The Kilmaley Club was quite as active, and the many encounters with Crusheen, Ruan, Clooney caused feverish but healthy excitement in those days, and Connolly was not anything less active either.                         

For some years the three Clubs worked successfully, but had fallen to a low ebb until about 1902-1903, when a new Club and a good team were organised in Kilmaley. We had the brothers Darcy, Cassidy, Jack Halpin (captain), Peter Hehir, Pynes, Neylons, Hanrahan. They were at their best in 1905, when they went down before Tulla in the semi-final of the County Championship. Connolly had its football team, and were assisted by some of the players of the Kilmaley hurling team. E. Quinn, N.T. native of Bansha, who since has gone to his eternal reward (R.I.P.), was one of Munster’s greatest players and played many a game for Clare in the Munster Championships. Others prominent were Tommy Greene, M. Meere, M. Clune, P.J. Neylon, who played with Kilmaley in hurling and Connolly in football.                            
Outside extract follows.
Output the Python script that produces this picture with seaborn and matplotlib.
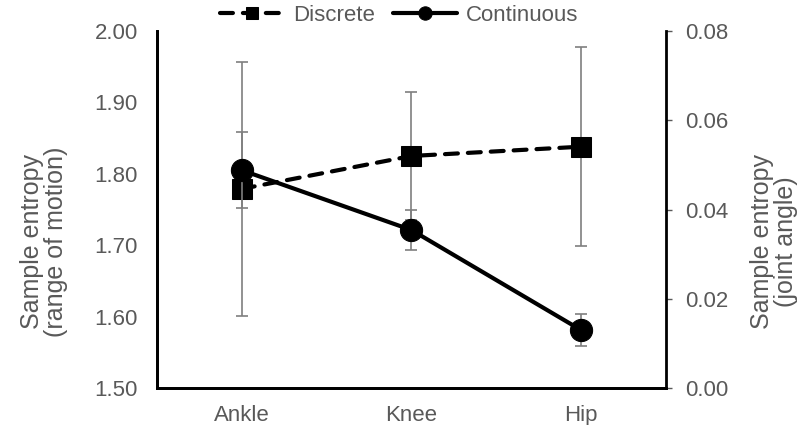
import pandas as pd
import matplotlib.pyplot as plt
import seaborn as sns

# Data
joints = ['Ankle', 'Knee', 'Hip']
discrete = [1.779, 1.825, 1.838]          # left axis (range of motion)
discrete_err = [0.178, 0.090, 0.139]
continuous = [0.0488, 0.0354, 0.0130]     # right axis (joint angle)
continuous_err = [0.0085, 0.0044, 0.0035]

sns.set_style('white')
plt.rcParams['font.family'] = ['Liberation Sans', 'DejaVu Sans']
grey = '#595959'

df = pd.DataFrame({'Joint': joints, 'Discrete': discrete, 'Continuous': continuous})

fig = plt.figure(figsize=(8.06, 4.25), dpi=100)
ax = fig.add_axes([0.195, 0.087, 0.631, 0.840])
ax2 = ax.twinx()

# Discrete series on the left axis
ax.errorbar(joints, discrete, yerr=discrete_err, fmt='none', ecolor='#7f7f7f',
            elinewidth=1.2, capsize=4.3, capthick=1.2, zorder=1)
sns.lineplot(data=df, x='Joint', y='Discrete', ax=ax, color='black', lw=3,
             marker='s', markersize=15, markeredgecolor='black',
             linestyle=(0, (3.1, 2.4)), dash_capstyle='round',
             label='Discrete', zorder=2)

# Continuous series on the right axis
ax2.errorbar(joints, continuous, yerr=continuous_err, fmt='none', ecolor='#7f7f7f',
             elinewidth=1.2, capsize=4.3, capthick=1.2, zorder=1)
sns.lineplot(data=df, x='Joint', y='Continuous', ax=ax2, color='black', lw=3,
             marker='o', markersize=16, markeredgecolor='black',
             label='Continuous', zorder=2)

ax.set_xlim(-0.5, 2.5)
ax.set_ylim(1.5, 2.0)
ax2.set_ylim(0, 0.08)
ax.set_yticks([1.5, 1.6, 1.7, 1.8, 1.9, 2.0])
ax.set_yticklabels([f'{v:.2f}' for v in ax.get_yticks()])
ax2.set_yticks([0, 0.02, 0.04, 0.06, 0.08])
ax2.set_yticklabels([f'{v:.2f}' for v in ax2.get_yticks()])

ax.set_xlabel('')
ax.set_ylabel('Sample entropy\n(range of motion)', fontsize=18, color=grey,
              linespacing=1.0)
ax2.set_ylabel('Sample entropy\n(joint angle)', fontsize=18, color=grey,
               linespacing=1.0)
ax.yaxis.set_label_coords(-0.175, 0.41)
ax2.yaxis.set_label_coords(1.165, 0.41)

ax.tick_params(axis='x', length=0, labelsize=16, labelcolor=grey, pad=12)
ax.tick_params(axis='y', length=0, labelsize=16, labelcolor=grey, pad=14)
ax2.tick_params(axis='y', length=4, width=1, color=grey, labelsize=16,
                labelcolor=grey, pad=10, direction='out')

for a in (ax, ax2):
    a.spines['top'].set_visible(False)
    for s in ('left', 'right', 'bottom'):
        a.spines[s].set_color('black')
        a.spines[s].set_linewidth(2)
ax.spines['right'].set_visible(False)

h1, l1 = ax.get_legend_handles_labels()
h2, l2 = ax2.get_legend_handles_labels()
ax.get_legend().remove()
ax2.get_legend().remove()
fig.legend(h1 + h2, l1 + l2, loc='upper center', bbox_to_anchor=(0.495, 1.035),
           ncol=2, frameon=False, fontsize=16, labelcolor=grey,
           markerscale=0.6, handlelength=2.9, handletextpad=0.4, columnspacing=0.8)

fig.savefig('out.png', dpi=100)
The Kilmaley team struggled on from 1905 to 1925, but from 1925 to 1928 there was no Club in the parish. The Slaveen (North Inch) young men took up the game in 1925. The Caseys, McKeys, Fitzpatricks, O’Loughlins, Considine, Griffeys, Murphys, T. McGuane and the popular Paddy O’Dea formed a Club and went far in the Junior Hurling Championship in 1929-31. This year they have joined Kilmaley. The new Club has good material for a good team. With attention, it is quite possible that some day Kilmaley may appear in the list of winners of county honours.’